Conspicuous Consumption?

Black and yellow garden spider with grasshopper
This female Argiope aurantia (aka, the black and yellow garden spider or writing spider) easily subdues a grasshopper that launched itself into her web after an unlucky jump.

While most visitors to Brazos Bend State Park keep an eye trained on the water for alligators, I seek the park’s lesser championed predators suspended in plain sight along swampy summer paths. But it wasn’t until I spotted this Argiope tending to her prey late last month that I realized we had missed the usual spider-o-rama fest that normally occurs late each summer and early fall – or did it miss us? A conversation with one of the park’s excellent naturalists confirmed that this has been a bad year for the conspicuous black and yellow spiders that typically drape the pathways with their giant webs. Two species’ females with this general description are readily observed–Argiope aurantia pictured above, and Nephila clavipes the golden silk orb weaver or banana spider, shown below.
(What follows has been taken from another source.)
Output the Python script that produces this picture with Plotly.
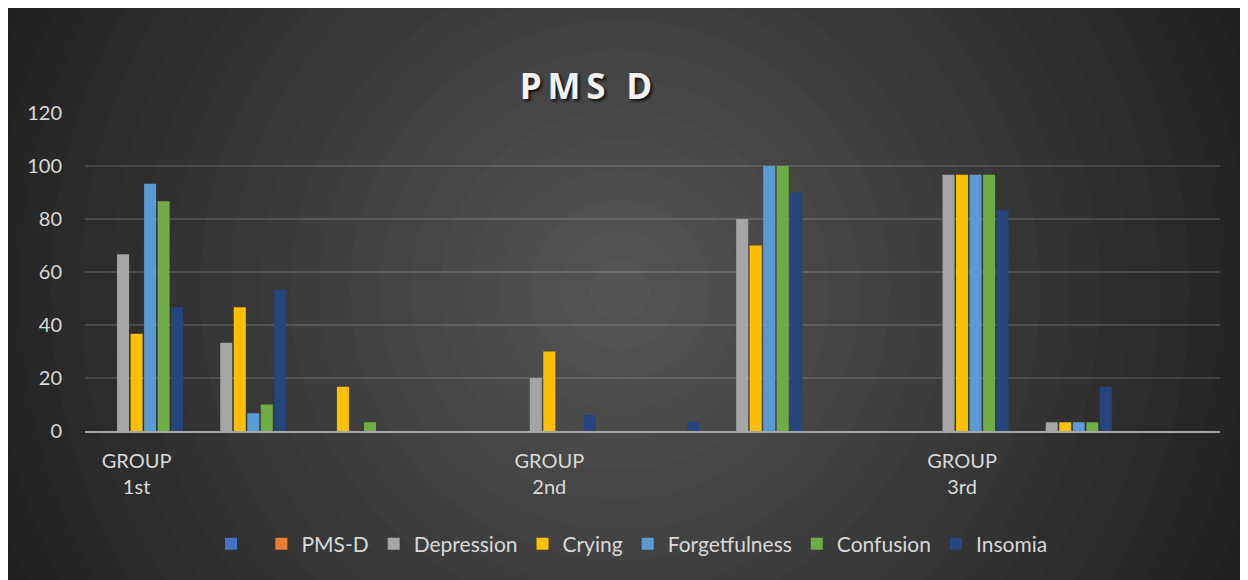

The golden silk spider is known for its gold-colored silk that the female spins into webs reaching up to 3 feet in diameter. Visitors to Brazos Bend State Park can typically see large concentrations of these spiders along paths bordering swamps from late summer to early fall.

Why would spider populations plummet in one year’s time?

Could it be that last year’s drought put these spiders (most likely prey of last resort given their warning coloration and the danger of entanglement) in the precarious position of being the most conspicuous food source around for hungry, desperate birds? Perhaps the effect was compounded by a collapse of the arthropod food web?

In any case, we’ll be watching spider populations next season.